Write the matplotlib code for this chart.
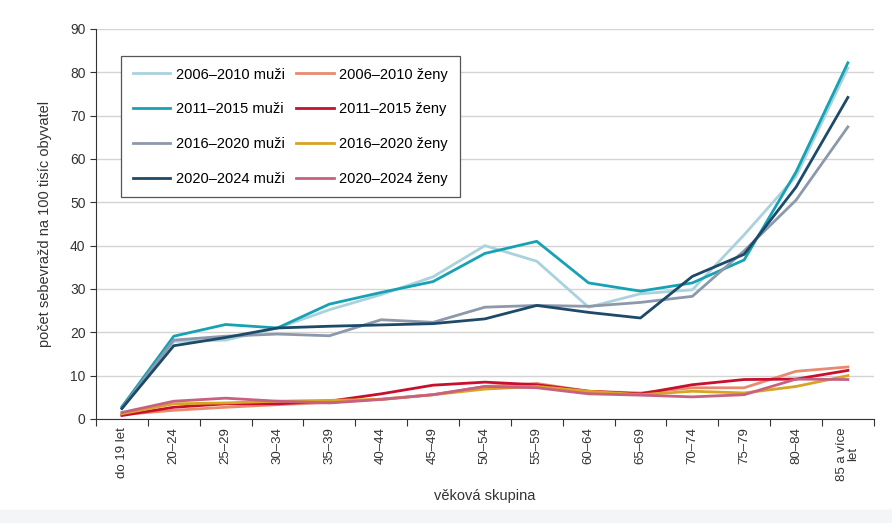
import matplotlib
matplotlib.use('Agg')
import matplotlib.pyplot as plt
from matplotlib.patches import Rectangle
import numpy as np

# age groups
kategorie = ['do 19 let', '20–24', '25–29', '30–34', '35–39', '40–44', '45–49',
             '50–54', '55–59', '60–64', '65–69', '70–74', '75–79', '80–84',
             '85 a více\nlet']

# men, per 100k
muzi_2006 = [2.8, 17.9, 18.2, 21.0, 25.2, 28.7, 32.8, 40.0, 36.4, 25.8, 28.9, 29.8, 42.5, 56.0, 81.0]
muzi_2011 = [2.8, 19.1, 21.8, 21.0, 26.5, 29.2, 31.7, 38.2, 41.0, 31.4, 29.5, 31.4, 36.7, 57.0, 82.2]
muzi_2016 = [2.5, 18.2, 19.1, 19.6, 19.2, 22.9, 22.3, 25.8, 26.2, 26.0, 26.9, 28.3, 38.8, 50.5, 67.4]
muzi_2020 = [2.4, 16.9, 18.8, 21.0, 21.4, 21.7, 22.0, 23.1, 26.2, 24.6, 23.3, 32.9, 38.0, 53.5, 74.2]

# women, per 100k
zeny_2006 = [1.0, 2.0, 2.7, 3.3, 3.8, 4.6, 5.6, 7.5, 8.2, 6.4, 6.0, 7.2, 7.2, 11.0, 12.0]
zeny_2011 = [0.8, 2.7, 3.5, 3.5, 4.1, 5.8, 7.8, 8.5, 7.9, 6.4, 5.8, 7.9, 9.1, 9.2, 11.2]
zeny_2016 = [1.2, 3.5, 3.7, 4.1, 4.3, 4.5, 5.6, 6.9, 7.5, 6.4, 5.6, 6.4, 6.0, 7.5, 10.0]
zeny_2020 = [1.5, 4.1, 4.8, 4.1, 3.7, 4.5, 5.6, 7.5, 7.2, 5.8, 5.5, 5.1, 5.6, 9.2, 9.1]

plt.rcParams['font.family'] = ['Liberation Sans', 'DejaVu Sans']

fig = plt.figure(figsize=(8.92, 5.23), dpi=100)
fig.patches.append(Rectangle((0, 0), 1, 0.025, transform=fig.transFigure,
                             color='#f4f5f6', zorder=0))
ax = fig.add_axes([0.1076, 0.1989, 0.872, 0.7457])

x = np.arange(len(kategorie))
serie = [
    (muzi_2006, '#a9d2de', '2006–2010 muži'),
    (muzi_2011, '#16a2b4', '2011–2015 muži'),
    (muzi_2016, '#8d98ab', '2016–2020 muži'),
    (muzi_2020, '#1c4a68', '2020–2024 muži'),
    (zeny_2006, '#e98a70', '2006–2010 ženy'),
    (zeny_2011, '#c8102e', '2011–2015 ženy'),
    (zeny_2016, '#d8a424', '2016–2020 ženy'),
    (zeny_2020, '#c8617f', '2020–2024 ženy'),
]
for vals, col, lab in serie:
    ax.plot(x, vals, color=col, lw=2, label=lab, solid_joinstyle='round')

ax.set_ylim(0, 90)
ax.set_yticks(range(0, 91, 10))
ax.set_xlim(-0.5, len(kategorie) - 0.5)
ax.set_xticks(np.arange(-0.5, len(kategorie), 1))
ax.set_xticklabels([])
ax.set_xticks(x, minor=True)
ax.set_xticklabels(kategorie, minor=True, rotation=90, fontsize=9.5,
                   color='#333333', va='top', linespacing=0.9)
ax.tick_params(axis='x', which='minor', length=0, pad=6)
ax.tick_params(axis='x', which='major', length=5, color='#333333')
ax.tick_params(axis='y', length=4, color='#333333', labelsize=10,
               labelcolor='#333333')

ax.grid(axis='y', color='#d4d4d4', lw=1)
ax.set_axisbelow(True)
for s in ['top', 'right']:
    ax.spines[s].set_visible(False)
for s in ['left', 'bottom']:
    ax.spines[s].set_color('#333333')

ax.set_ylabel('počet sebevražd na 100 tisíc obyvatel', fontsize=10.5,
              color='#333333', labelpad=13)
ax.set_xlabel('věková skupina', fontsize=10.5, color='#333333', labelpad=6)

leg = ax.legend(loc='upper left', bbox_to_anchor=(0.032, 0.931), ncol=2,
                fontsize=10.5, labelspacing=1.42, handlelength=2.6,
                handletextpad=0.35, columnspacing=0.8, borderpad=0.8,
                borderaxespad=0, fancybox=False, framealpha=1,
                edgecolor='#555555')
leg.get_frame().set_linewidth(0.9)

fig.savefig('out.png', dpi=100)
•••
## WHAT TO DO
Write the listing above out again exactly, dropping each image.

## SOLUTION
Write the matplotlib code for this chart.
import matplotlib
matplotlib.use('Agg')
import matplotlib.pyplot as plt
from matplotlib.patches import Rectangle
import numpy as np

# age groups
kategorie = ['do 19 let', '20–24', '25–29', '30–34', '35–39', '40–44', '45–49',
             '50–54', '55–59', '60–64', '65–69', '70–74', '75–79', '80–84',
             '85 a více\nlet']

# men, per 100k
muzi_2006 = [2.8, 17.9, 18.2, 21.0, 25.2, 28.7, 32.8, 40.0, 36.4, 25.8, 28.9, 29.8, 42.5, 56.0, 81.0]
muzi_2011 = [2.8, 19.1, 21.8, 21.0, 26.5, 29.2, 31.7, 38.2, 41.0, 31.4, 29.5, 31.4, 36.7, 57.0, 82.2]
muzi_2016 = [2.5, 18.2, 19.1, 19.6, 19.2, 22.9, 22.3, 25.8, 26.2, 26.0, 26.9, 28.3, 38.8, 50.5, 67.4]
muzi_2020 = [2.4, 16.9, 18.8, 21.0, 21.4, 21.7, 22.0, 23.1, 26.2, 24.6, 23.3, 32.9, 38.0, 53.5, 74.2]

# women, per 100k
zeny_2006 = [1.0, 2.0, 2.7, 3.3, 3.8, 4.6, 5.6, 7.5, 8.2, 6.4, 6.0, 7.2, 7.2, 11.0, 12.0]
zeny_2011 = [0.8, 2.7, 3.5, 3.5, 4.1, 5.8, 7.8, 8.5, 7.9, 6.4, 5.8, 7.9, 9.1, 9.2, 11.2]
zeny_2016 = [1.2, 3.5, 3.7, 4.1, 4.3, 4.5, 5.6, 6.9, 7.5, 6.4, 5.6, 6.4, 6.0, 7.5, 10.0]
zeny_2020 = [1.5, 4.1, 4.8, 4.1, 3.7, 4.5, 5.6, 7.5, 7.2, 5.8, 5.5, 5.1, 5.6, 9.2, 9.1]

plt.rcParams['font.family'] = ['Liberation Sans', 'DejaVu Sans']

fig = plt.figure(figsize=(8.92, 5.23), dpi=100)
fig.patches.append(Rectangle((0, 0), 1, 0.025, transform=fig.transFigure,
                             color='#f4f5f6', zorder=0))
ax = fig.add_axes([0.1076, 0.1989, 0.872, 0.7457])

x = np.arange(len(kategorie))
serie = [
    (muzi_2006, '#a9d2de', '2006–2010 muži'),
    (muzi_2011, '#16a2b4', '2011–2015 muži'),
    (muzi_2016, '#8d98ab', '2016–2020 muži'),
    (muzi_2020, '#1c4a68', '2020–2024 muži'),
    (zeny_2006, '#e98a70', '2006–2010 ženy'),
    (zeny_2011, '#c8102e', '2011–2015 ženy'),
    (zeny_2016, '#d8a424', '2016–2020 ženy'),
    (zeny_2020, '#c8617f', '2020–2024 ženy'),
]
for vals, col, lab in serie:
    ax.plot(x, vals, color=col, lw=2, label=lab, solid_joinstyle='round')

ax.set_ylim(0, 90)
ax.set_yticks(range(0, 91, 10))
ax.set_xlim(-0.5, len(kategorie) - 0.5)
ax.set_xticks(np.arange(-0.5, len(kategorie), 1))
ax.set_xticklabels([])
ax.set_xticks(x, minor=True)
ax.set_xticklabels(kategorie, minor=True, rotation=90, fontsize=9.5,
                   color='#333333', va='top', linespacing=0.9)
ax.tick_params(axis='x', which='minor', length=0, pad=6)
ax.tick_params(axis='x', which='major', length=5, color='#333333')
ax.tick_params(axis='y', length=4, color='#333333', labelsize=10,
               labelcolor='#333333')

ax.grid(axis='y', color='#d4d4d4', lw=1)
ax.set_axisbelow(True)
for s in ['top', 'right']:
    ax.spines[s].set_visible(False)
for s in ['left', 'bottom']:
    ax.spines[s].set_color('#333333')

ax.set_ylabel('počet sebevražd na 100 tisíc obyvatel', fontsize=10.5,
              color='#333333', labelpad=13)
ax.set_xlabel('věková skupina', fontsize=10.5, color='#333333', labelpad=6)

leg = ax.legend(loc='upper left', bbox_to_anchor=(0.032, 0.931), ncol=2,
                fontsize=10.5, labelspacing=1.42, handlelength=2.6,
                handletextpad=0.35, columnspacing=0.8, borderpad=0.8,
                borderaxespad=0, fancybox=False, framealpha=1,
                edgecolor='#555555')
leg.get_frame().set_linewidth(0.9)

fig.savefig('out.png', dpi=100)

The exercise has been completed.